Eye-Tracking Applications the Target of Osram Opto’s Smallest Side-emitting Infrared LED

Osram Opto Semiconductors - side-emitting Firefly infrared LED for eye-tracking systems

Osram Opto Semiconductors introduced its smallest side-emitting infrared LED to date, the SFH 4055.  The company based the SFH 4055 on the Firefly platform, which it says is used widely for LEDs in the visible spectrum. The new infrared emitter has a wavelength of 850 nm. Osram Opto created the LED primarily for eye-tracking systems in augmented and virtual reality headsets.

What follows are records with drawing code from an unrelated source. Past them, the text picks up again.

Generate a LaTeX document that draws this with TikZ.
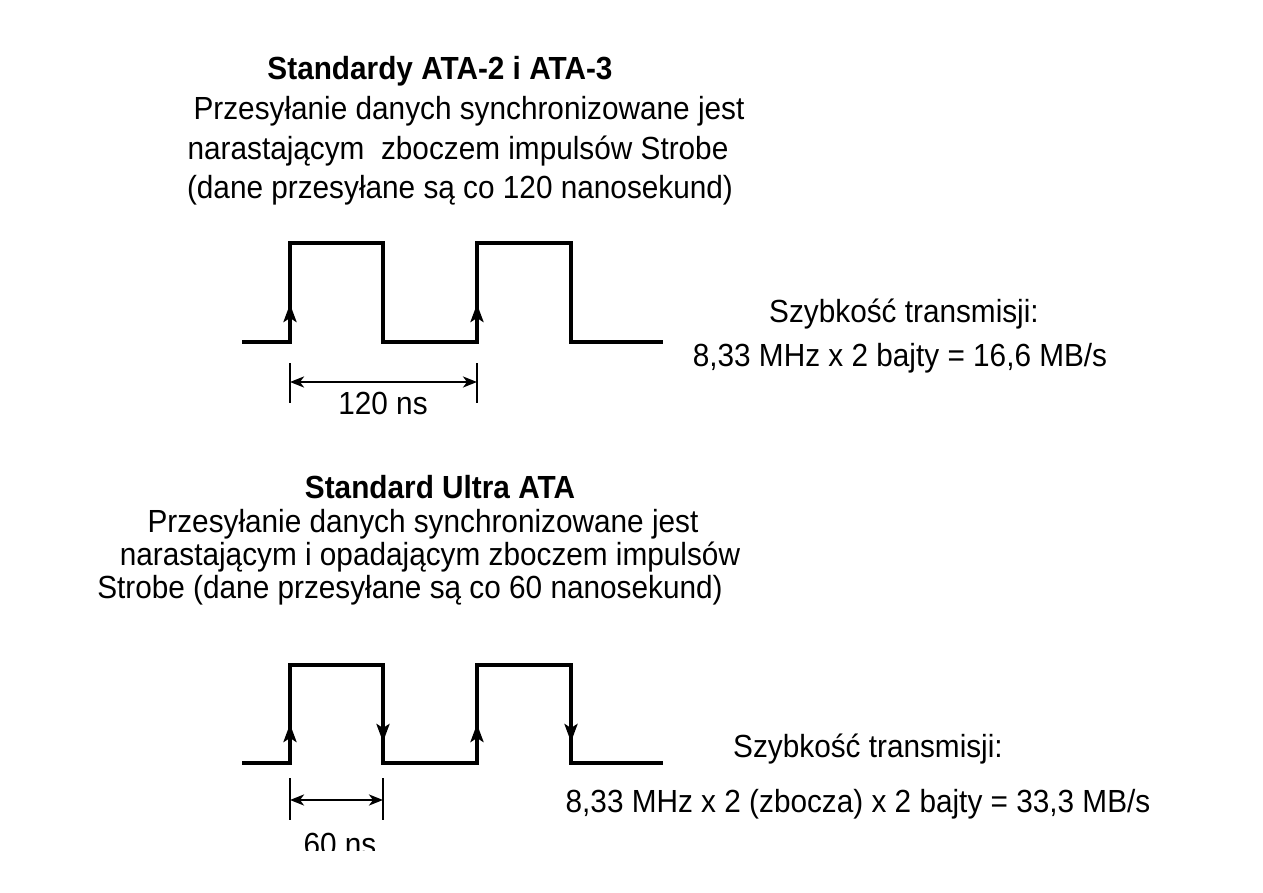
\documentclass[tikz,border=0pt]{standalone}
\usepackage{fontspec}
\setmainfont{Liberation Sans}[FakeStretch=0.93]
\usetikzlibrary{arrows.meta}
\begin{document}
\begin{tikzpicture}[x=0.5pt,y=-0.5pt,>=Stealth,font=\fontsize{16}{20}\selectfont]
	
	% 1. Style
	\tikzset{
		txt/.style={anchor=base,inner sep=0pt},
		tytul/.style={txt,font=\bfseries\fontsize{16}{20}\selectfont},
		sig/.style={line width=1.7pt,line join=miter},
		zbocze/.style={line width=1.7pt,-{Stealth[length=9pt,width=6.5pt,inset=2pt]}},
		wymiar/.style={line width=1.2pt},
		wymiarstrz/.style={wymiar,{Stealth[length=7pt,width=5.5pt,inset=2pt]}-{Stealth[length=7pt,width=5.5pt,inset=2pt]}}
	}
	
	% 2. Obszar rysunku
	\useasboundingbox (0,0) rectangle (1263,893);
	
	% 3. ATA-2 i ATA-3
	\node[tytul] (tytulA) at (440,80) {Standardy ATA-2 i ATA-3};
	\node[txt] (opisA1) at (469,120) {Przesyłanie danych synchronizowane jest};
	\node[txt] (opisA2) at (458,160) {narastającym\ \ zboczem impulsów Strobe};
	\node[txt] (opisA3) at (460,199) {(dane przesyłane są co 120 nanosekund)};
	
	\draw[sig] (242,342) -- (290,342) -- (290,243) -- (383,243) -- (383,342)
		-- (477,342) -- (477,243) -- (571,243) -- (571,342) -- (663,342);
	\draw[zbocze] (290,342) -- (290,304);
	\draw[zbocze] (477,342) -- (477,304);
	
	\coordinate (wA1) at (290,382);
	\coordinate (wA2) at (477,382);
	\draw[wymiar] (290,363) -- (290,403);
	\draw[wymiar] (477,363) -- (477,403);
	\draw[wymiarstrz] (wA1) -- (wA2);
	\node[txt] (czasA) at (383,414) {120 ns};
	
	\node[txt] (szybA) at (904,322) {Szybkość transmisji:};
	\node[txt] (wzorA) at (900,366) {8,33 MHz x 2 bajty = 16,6 MB/s};
	
	% 4. Ultra ATA
	\node[tytul] (tytulB) at (440,498) {Standard Ultra ATA};
	\node[txt] (opisB1) at (423,532) {Przesyłanie danych synchronizowane jest};
	\node[txt] (opisB2) at (430,565) {narastającym i opadającym zboczem impulsów};
	\node[txt] (opisB3) at (410,598) {Strobe (dane przesyłane są co 60 nanosekund)};
	
	\draw[sig] (242,763) -- (290,763) -- (290,665) -- (383,665) -- (383,763)
		-- (477,763) -- (477,665) -- (571,665) -- (571,763) -- (663,763);
	\draw[zbocze] (290,763) -- (290,724);
	\draw[zbocze] (477,763) -- (477,724);
	\draw[zbocze] (383,665) -- (383,742);
	\draw[zbocze] (571,665) -- (571,742);
	
	\coordinate (wB1) at (290,800);
	\coordinate (wB2) at (383,800);
	\draw[wymiar] (290,778) -- (290,820);
	\draw[wymiar] (383,778) -- (383,820);
	\draw[wymiarstrz] (wB1) -- (wB2);
	\begin{scope}
		\clip (0,0) rectangle (1263,850);
		\node[txt] (czasB) at (340,855) {60 ns};
	\end{scope}
	
	\node[txt] (szybB) at (868,757) {Szybkość transmisji:};
	\node[txt] (wzorB) at (858,812) {8,33 MHz x 2 (zbocza) x 2 bajty = 33,3 MB/s};
	
\end{tikzpicture}
\end{document}
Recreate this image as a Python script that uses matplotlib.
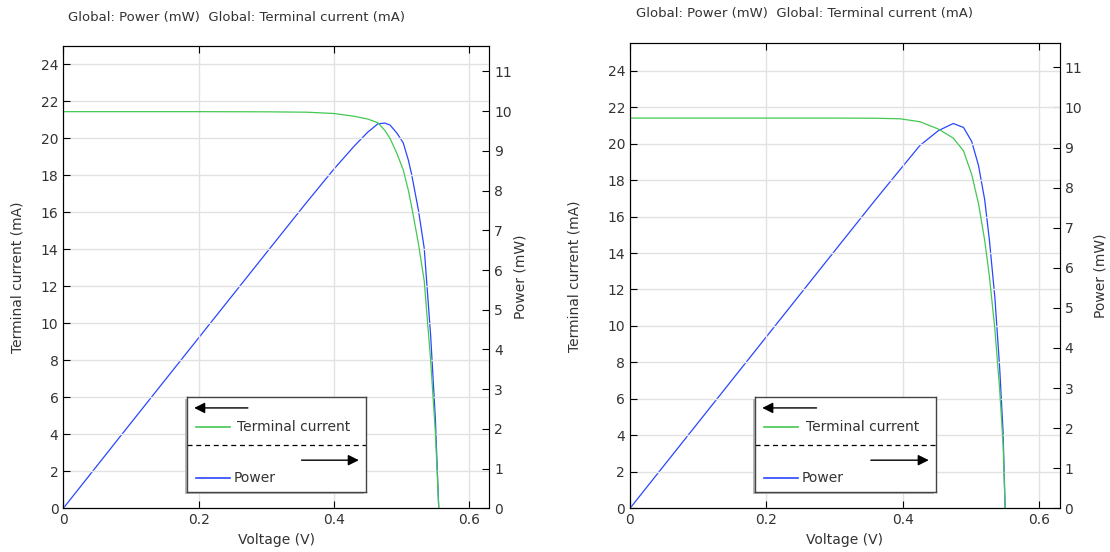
import matplotlib
matplotlib.use("Agg")
import matplotlib.pyplot as plt
from matplotlib.patches import Rectangle

# I-V sweep and power of the cell, two runs (values in V, mA, mW)
volt_a = [0.0, 0.1, 0.2, 0.3, 0.36, 0.40, 0.43, 0.45, 0.465, 0.475, 0.483,
          0.493, 0.5025, 0.51, 0.515, 0.525, 0.5335, 0.543, 0.55, 0.555]
curr_a = [21.45, 21.45, 21.45, 21.44, 21.42, 21.35, 21.2, 21.05, 20.85, 20.45, 20.0,
          19.2, 18.3, 17.2, 16.3, 14.3, 12.3, 8.0, 4.1, 0.0]
power_a = [0.0, 2.15, 4.29, 6.43, 7.71, 8.54, 9.12, 9.47, 9.68, 9.70, 9.65,
           9.45, 9.2, 8.77, 8.4, 7.5, 6.55, 4.35, 2.25, 0.0]

volt_b = [0.0, 0.1, 0.2, 0.3, 0.36, 0.396, 0.425, 0.452, 0.474, 0.489, 0.501,
          0.511, 0.52, 0.527, 0.535, 0.542, 0.547, 0.55]
curr_b = [21.4, 21.4, 21.4, 21.4, 21.39, 21.36, 21.2, 20.8, 20.3, 19.6, 18.3,
          16.7, 14.7, 12.7, 9.8, 6.5, 3.5, 0.0]
power_b = [0.0, 2.14, 4.28, 6.42, 7.7, 8.45, 9.05, 9.42, 9.6, 9.5, 9.15,
           8.55, 7.7, 6.68, 5.25, 3.5, 1.9, 0.0]

xticks = [0, 0.2, 0.4, 0.6]
xticklabels = ["0", "0.2", "0.4", "0.6"]
yticks_left = list(range(0, 25, 2))
yticks_right = list(range(0, 12))

title = "Global: Power (mW)  Global: Terminal current (mA)"
GREEN = "#44c853"
BLUE = "#2a46ff"
TXT = "#333333"

W, H = 1110, 552
fig = plt.figure(figsize=(W / 100, H / 100), dpi=100)


def px(x0, y0, x1, y1):
    # pixel box (top-left origin) -> figure fraction rect
    return [x0 / W, 1 - y1 / H, (x1 - x0) / W, (y1 - y0) / H]


def panel(box, volt, curr, power, ylim_l, ylim_r, title_xy, leg_box, pads):
    ax = fig.add_axes(px(*box))
    ax.plot(volt, curr, color=GREEN, lw=0.9)
    ax.set_xlim(0, 0.63)
    ax.set_ylim(*ylim_l)
    ax.set_xticks(xticks)
    ax.set_xticklabels(xticklabels)
    ax.set_yticks(yticks_left)
    ax.grid(True, color="#e2e2e2", lw=1)
    ax.set_axisbelow(True)
    ax.tick_params(direction="in", length=5, labelsize=10, colors="black",
                   labelcolor=TXT, top=True)
    ax.set_xlabel("Voltage (V)", fontsize=10, color=TXT, labelpad=4)
    ax.set_ylabel("Terminal current (mA)", fontsize=10, color=TXT, labelpad=pads[0])

    ax2 = ax.twinx()
    ax2.plot(volt, power, color=BLUE, lw=0.9)
    ax2.set_ylim(*ylim_r)
    ax2.set_yticks(yticks_right)
    ax2.tick_params(direction="in", length=5, labelsize=10, colors="black",
                    labelcolor=TXT)
    ax2.set_ylabel("Power (mW)", fontsize=10, color=TXT, labelpad=pads[1])
    ax2.spines["right"].set_color("#555555")
    ax.set_zorder(ax2.get_zorder() + 1)
    ax.patch.set_visible(False)

    fig.text(title_xy[0] / W, 1 - title_xy[1] / H, title, fontsize=9.5,
             color=TXT, va="center", ha="left")

    # legend box with axis arrows
    x0, y0, x1, y1 = leg_box
    sh = fig.add_axes(px(x0 - 2, y0 + 2, x1 - 2, y1 + 2))
    sh.set_axis_off()
    sh.add_patch(Rectangle((0, 0), 1, 1, color="#b8b8b8", transform=sh.transAxes))
    sh.set_zorder(9)
    lg = fig.add_axes(px(x0, y0, x1, y1))
    lg.set_zorder(10)
    lg.set_xlim(0, 1)
    lg.set_ylim(0, 1)
    lg.set_xticks([])
    lg.set_yticks([])
    for s in lg.spines.values():
        s.set_color("#444444")
        s.set_linewidth(1)
    lg.annotate("", xy=(0.04, 0.885), xytext=(0.34, 0.885),
                arrowprops=dict(arrowstyle="-|>", color="black", lw=1,
                                mutation_scale=16, shrinkA=0, shrinkB=0))
    lg.plot([0.05, 0.24], [0.685, 0.685], color=GREEN, lw=1.2)
    lg.text(0.28, 0.685, "Terminal current", fontsize=10, color=TXT, va="center")
    lg.plot([0, 1], [0.495, 0.495], color="black", lw=0.9, ls=(0, (4, 3)))
    lg.annotate("", xy=(0.96, 0.335), xytext=(0.64, 0.335),
                arrowprops=dict(arrowstyle="-|>", color="black", lw=1,
                                mutation_scale=16, shrinkA=0, shrinkB=0))
    lg.plot([0.05, 0.24], [0.148, 0.148], color=BLUE, lw=1.2)
    lg.text(0.26, 0.148, "Power", fontsize=10, color=TXT, va="center")


panel((63.3, 46, 489.5, 508.3), volt_a, curr_a, power_a, (0, 25.0), (0, 11.64),
      (68, 17), (187, 397, 366, 492), (12, 1))
panel((630, 43.3, 1059.7, 508.3), volt_b, curr_b, power_b, (0, 25.5), (0, 11.6),
      (636, 13), (755, 397, 936, 492), (19, 8))

fig.savefig("out.png", dpi=100)
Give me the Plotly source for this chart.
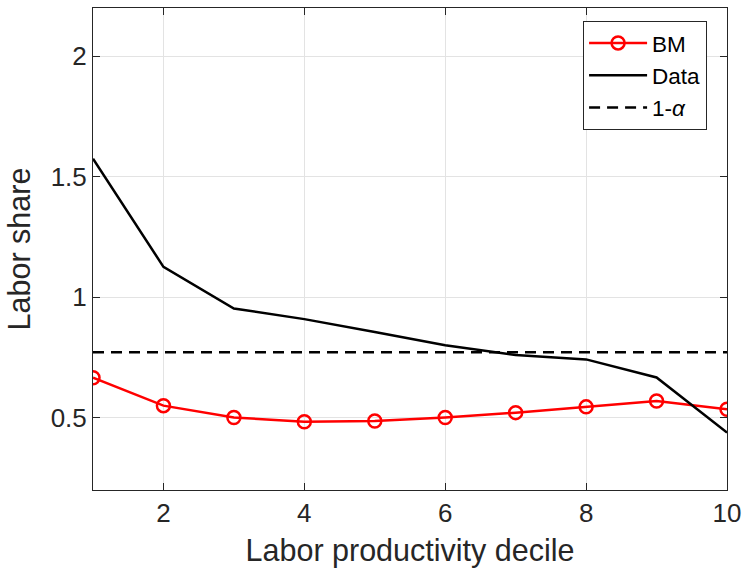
import plotly.graph_objects as go

deciles = [1, 2, 3, 4, 5, 6, 7, 8, 9, 10]
bm_share = [0.666, 0.550, 0.501, 0.483, 0.486, 0.501, 0.521, 0.545, 0.569, 0.535]
data_share = [1.575, 1.126, 0.953, 0.909, 0.856, 0.801, 0.760, 0.742, 0.667, 0.438]
one_minus_alpha = 0.772

x_ticks = [2, 4, 6, 8, 10]
y_ticks = [0.5, 1, 1.5, 2]

FONT = "Liberation Sans, Arial, Helvetica, sans-serif"
AX = "#262626"

fig = go.Figure()
fig.add_trace(go.Scatter(
    x=deciles, y=bm_share, mode="lines+markers", name="BM",
    line=dict(color="#ff0000", width=2.5),
    marker=dict(symbol="circle-open", size=13, color="#ff0000", line=dict(width=2.5, color="#ff0000")),
))
fig.add_trace(go.Scatter(
    x=deciles, y=data_share, mode="lines", name="Data",
    line=dict(color="#000000", width=2.5),
))
fig.add_trace(go.Scatter(
    x=[deciles[0], deciles[-1]], y=[one_minus_alpha, one_minus_alpha], mode="lines",
    name="1-<i>α</i>",
    line=dict(color="#000000", width=2.5, dash="11px,7px"),
))

axis_common = dict(
    showline=True, linecolor=AX, linewidth=1, mirror="ticks",
    ticks="inside", ticklen=7, tickcolor=AX, tickwidth=1,
    showgrid=True, gridcolor="#e3e3e3", gridwidth=1,
    zeroline=False, tickfont=dict(family=FONT, size=26, color=AX),
    automargin=False,
)

fig.update_xaxes(range=[1, 10], tickvals=x_ticks, ticktext=[str(v) for v in x_ticks],
                 title=dict(text="Labor productivity decile", font=dict(family=FONT, size=30.5, color=AX), standoff=12),
                 **axis_common)
fig.update_yaxes(range=[0.2, 2.2], tickvals=y_ticks, ticktext=["0.5", "1", "1.5", "2"],
                 title=dict(text="Labor share", font=dict(family=FONT, size=30.5, color=AX), standoff=10),
                 **axis_common)

fig.update_layout(
    width=743, height=578,
    margin=dict(l=93, r=16, t=8, b=88),
    paper_bgcolor="white", plot_bgcolor="white",
    font=dict(family=FONT, color=AX),
    showlegend=True,
    legend=dict(
        x=0.773, y=0.9735, xanchor="left", yanchor="top",
        bgcolor="white", bordercolor=AX, borderwidth=1,
        font=dict(family=FONT, size=22.5, color="#000000"),
        itemwidth=58, tracegroupgap=0,
    ),
)

fig.write_html("out.html")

Eye-tracking systems employ multiple infrared LEDs that illuminate users’ eyes and uses camera sensors to capture the light reflected back. The combination of the infrared LEDs and the camera sensors allow eye-tracking systems to compute the position of the user’s pupil and figure out the direction the user is looking.

Osram Opto points out that incorporating eye tracking technology into virtual reality (VR) or augmented reality (AR) headsets requires infrared LEDs that are tiny enough to fit into glasses around eyepieces. Furthermore, with a footprint of just 1.0 x 0.325 x 0.55 millimeters, the new infrared Firefly side-emitting LED fits the bill perfectly and has a low height of just 0.325 mm.

Intuitive Interaction and Less Required Computing Power

Eye tracking can support highly intuitive kinds of interaction in VR and AR applications. With the aid of eye-tracking, users can direct their gaze to control software programs. For example, AR glasses can display information that relates to a particular object that a user has selected.
 Another benefit of employing eye tracking requires less computing power than other methods of positioning and direction sensing.

In this way, the computing power can instead go toward rendering high-resolution graphics and images extremely quickly to provide a realistic experience. An AR or VR system produces a high resolution in the line of sight but can maintain a lower resolution in the periphery.

Benefits for Optical Touchscreens

The company also notes that optical touchscreens employ very low-profile, side-emitting infrared LEDs 
to create a grid of infrared light for detecting finger positions.